Ci sono voluti 72 punti di sutura per ricucire le gravi ferite che un orso ha provocato a una cavalla in una malga che si trova nella zona di Mezzana, in Val di Sole (Trento). Ad essere attaccato è stato un esemplare di soli due mesi, praticamente ridotto in fin di vita e per il momento curato da un veterinario. La proprietaria Nora Sani, allevatrice di professione ha spiegato su Facebook: “È stata presa di mira nel tardo pomeriggio. Il suo branco e lo stallone sono riusciti a salvarle la vita, ma le ferite sono molto gravi. Nella carne sono rimasti impressi i segni profondi dei denti e delle unghiate”. La zona è stata in passato battuta dai lupi. “Per questo abbiamo preso dei cani maremmani. – aggiunge Nora – L’attacco da orso però per noi è una novità”. C’è ansia sul decorso post operatorio della cavalla, che non è ancora fuori pericolo. La famiglia di Nora, composta dal compagno e da due bambini, vive in una zona isolata, dove non c’è copertura della rete telefonica e quindi qualche preoccupazione per le incursioni dei carnivori comincia a manifestarsi. Sul luogo è intervenuta anche la Forestale, che ha confermato come l’attacco sia stato un tentativo di predazione da parte di un orso, che è intimidito se i cavalli sono adulti, perché sanno difendersi, ma non dagli animali più giovani.

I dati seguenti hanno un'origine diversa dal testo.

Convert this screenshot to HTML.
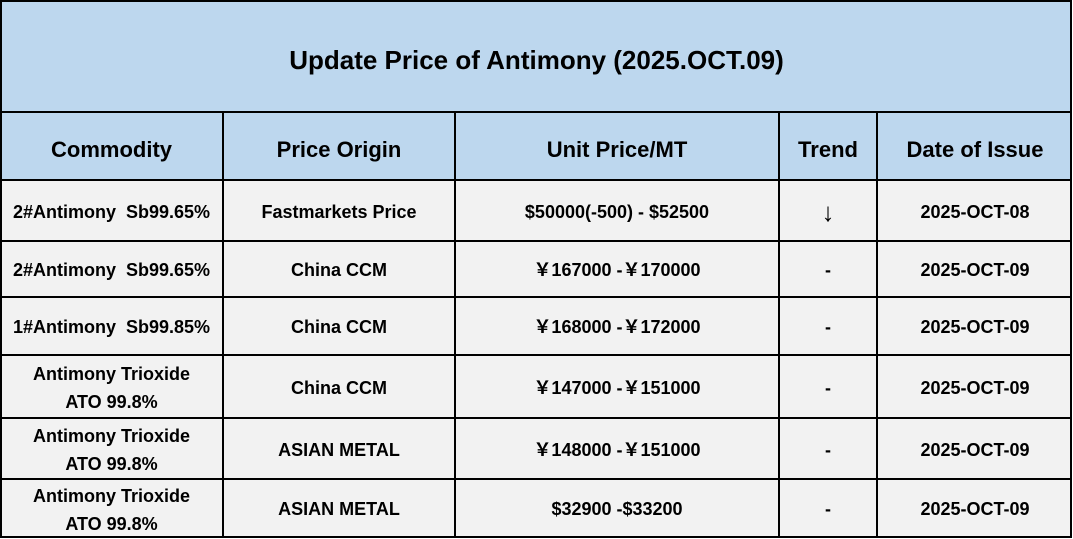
<!DOCTYPE html>
<html><head><meta charset="utf-8"><style>
body{margin:0;width:1073px;height:539px;background:#fff;overflow:hidden;font-family:"Liberation Sans","Noto Sans CJK SC",sans-serif;font-weight:bold;color:#000}
.c{position:absolute;display:flex;align-items:center;justify-content:center;text-align:center;line-height:1.5;box-sizing:border-box;padding-top:3px}
.h{position:absolute;background:#000;height:2px;left:1px;width:1071px}
.v{position:absolute;background:#000;width:2px}
</style></head><body>
<div style="position:absolute;left:1px;top:1px;width:1071px;height:179px;background:#bdd7ee"></div>
<div style="position:absolute;left:1px;top:180px;width:1071px;height:358px;background:#f2f2f2"></div>
<div class="h" style="top:0"></div>
<div class="h" style="top:111px"></div>
<div class="h" style="top:179px"></div>
<div class="h" style="top:240px"></div>
<div class="h" style="top:296px"></div>
<div class="h" style="top:354px"></div>
<div class="h" style="top:417px"></div>
<div class="h" style="top:478px"></div>
<div class="h" style="top:536px"></div>
<div class="v" style="left:0;top:0;height:538px"></div>
<div class="v" style="left:1070px;top:0;height:538px"></div>
<div class="v" style="left:222px;top:111px;height:427px"></div>
<div class="v" style="left:454px;top:111px;height:427px"></div>
<div class="v" style="left:778px;top:111px;height:427px"></div>
<div class="v" style="left:876px;top:111px;height:427px"></div>

<div class="c" style="left:0;top:0;width:1073px;height:112px;font-size:26px;padding-top:8px">Update Price of Antimony (2025.OCT.09)</div>

<div style="font-size:22px">
<div class="c" style="left:0;top:112px;width:223px;height:68px;padding-top:6px">Commodity</div>
<div class="c" style="left:223px;top:112px;width:232px;height:68px;padding-top:6px">Price Origin</div>
<div class="c" style="left:455px;top:112px;width:324px;height:68px;padding-top:6px">Unit Price/MT</div>
<div class="c" style="left:779px;top:112px;width:98px;height:68px;padding-top:6px">Trend</div>
<div class="c" style="left:877px;top:112px;width:196px;height:68px;padding-top:6px">Date of Issue</div>
</div>

<div style="font-size:18px">
<div class="c" style="left:0;top:181px;width:223px;height:60px;white-space:pre">2#Antimony  Sb99.65%</div>
<div class="c" style="left:223px;top:181px;width:232px;height:60px">Fastmarkets Price</div>
<div class="c" style="left:455px;top:181px;width:324px;height:60px">$50000(-500) - $52500</div>
<div class="c" style="left:779px;top:181px;width:98px;height:60px;font-weight:normal;font-size:26px">↓</div>
<div class="c" style="left:877px;top:181px;width:196px;height:60px">2025-OCT-08</div>

<div class="c" style="left:0;top:241px;width:223px;height:56px;white-space:pre">2#Antimony  Sb99.65%</div>
<div class="c" style="left:223px;top:241px;width:232px;height:56px">China CCM</div>
<div class="c" style="left:455px;top:241px;width:324px;height:56px">￥167000 -￥170000</div>
<div class="c" style="left:779px;top:241px;width:98px;height:56px">-</div>
<div class="c" style="left:877px;top:241px;width:196px;height:56px">2025-OCT-09</div>

<div class="c" style="left:0;top:297px;width:223px;height:58px;white-space:pre">1#Antimony  Sb99.85%</div>
<div class="c" style="left:223px;top:297px;width:232px;height:58px">China CCM</div>
<div class="c" style="left:455px;top:297px;width:324px;height:58px">￥168000 -￥172000</div>
<div class="c" style="left:779px;top:297px;width:98px;height:58px">-</div>
<div class="c" style="left:877px;top:297px;width:196px;height:58px">2025-OCT-09</div>

<div class="c" style="left:0;top:355px;width:223px;height:63px;line-height:28px">Antimony Trioxide<br>ATO 99.8%</div>
<div class="c" style="left:223px;top:355px;width:232px;height:63px">China CCM</div>
<div class="c" style="left:455px;top:355px;width:324px;height:63px">￥147000 -￥151000</div>
<div class="c" style="left:779px;top:355px;width:98px;height:63px">-</div>
<div class="c" style="left:877px;top:355px;width:196px;height:63px">2025-OCT-09</div>

<div class="c" style="left:0;top:418px;width:223px;height:61px;line-height:28px">Antimony Trioxide<br>ATO 99.8%</div>
<div class="c" style="left:223px;top:418px;width:232px;height:61px">ASIAN METAL</div>
<div class="c" style="left:455px;top:418px;width:324px;height:61px">￥148000 -￥151000</div>
<div class="c" style="left:779px;top:418px;width:98px;height:61px">-</div>
<div class="c" style="left:877px;top:418px;width:196px;height:61px">2025-OCT-09</div>

<div class="c" style="left:0;top:479px;width:223px;height:58px;line-height:28px">Antimony Trioxide<br>ATO 99.8%</div>
<div class="c" style="left:223px;top:479px;width:232px;height:58px">ASIAN METAL</div>
<div class="c" style="left:455px;top:479px;width:324px;height:58px">$32900 -$33200</div>
<div class="c" style="left:779px;top:479px;width:98px;height:58px">-</div>
<div class="c" style="left:877px;top:479px;width:196px;height:58px">2025-OCT-09</div>
</div>
</body></html>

Il sindaco di Mezzana, Giacomo Redolfi, ha dichiarato: “Quello che è successo si inserisce nella criticità che stiamo vivendo in valle. Se non troveremo una soluzione strutturale, se non metteremo mano al piano di ripopolamento degli orsi, allora questi eventi si faranno più numerosi”. L’attenzione si sposta dagli animali a chi vive nelel malghe. “Può sempre accadere l’irreparabile. Non vogliamo fare allarmismo, anche perché in questa criticità noi ci viviamo tutti i giorni. Però è corretto dire che siamo preoccupati”. Intanto non si placano le polemiche e i ricorsi dopo l’uccisione del “runner” Andrea Papi avvenuta oltre due mesi fa nella zona di Caldes, in Trentino. Il Tar di Trento ha infatti legittimato l’ordine di uccisione della mamma Jj4 e del ricercato Mj5 emesso dalla Provincia autonoma di Trento. Però la parola ora passa al Consiglio di Stato. I due decreti di abbattimento rimangono efficaci, anche se la Provincia, per il momento, non potrà passare alla loro esecuzione, visto che il Consiglio di Stato ha congelato la situazione fino al 13 luglio, quando si terrà l’udienza collegiale.

La decisione del Tar ha bocciato i ricorsi delle associazioni Lav, Leal, Lndc Animal Protection ed Enpa. Secondo i giudici amministrativi, “il presidente della Provincia ha correttamente ritenuto di ascrivere la condotta dell’orsa Jj4 al parametro di pericolosità 18 del Pacobace (Piano d’azione interregionale per la conservazione dell’Orso bruno nelle Alpi centro-orientali, ndr) corrispondente al massimo livello, e quindi di adottare una misura energica proporzionalmente adeguata, qual è, per l’appunto, quella dell’abbattimento”. Secondo il Tar, l’uccisione di Papi ha fatto rientrare Jj4 “nella categoria nella categoria degli orsi ad alto rischio per i quali la misura della rimozione ‘è suggerita immediatamente’ dal Rapporto Ispra-Muse”. È stata quindi affermata l’esigenza prioritaria di tutela dell’incolumità pubblica che giustifica “l’abbattimento di un esemplare che ha più volte dato prova della propria elevata pericolosità”.

L’appuntamento decisivo è quindi quello del 13 luglio in Consiglio di Stato. Gli ambientalisti sottolineano come i giudici abbiano chiesto alla Provincia di esprimersi sull’ipotesi di trasferimento dell’orsa presso il Libearty Bear Sanctuary di Zarnesty, in Romania. Ribadiscono che l’orso non è problematico. L’avvocato Paolo Letrari, che assiste una delle associazioni, osserva: “La Provincia ha ammesso che non è più possibile una gestione locale a colpi di ordinanze di uccisione. Le nostre critiche sulla gestione autonoma di Trento hanno fatto breccia e ora si invoca l’intervento del governo nazionale”.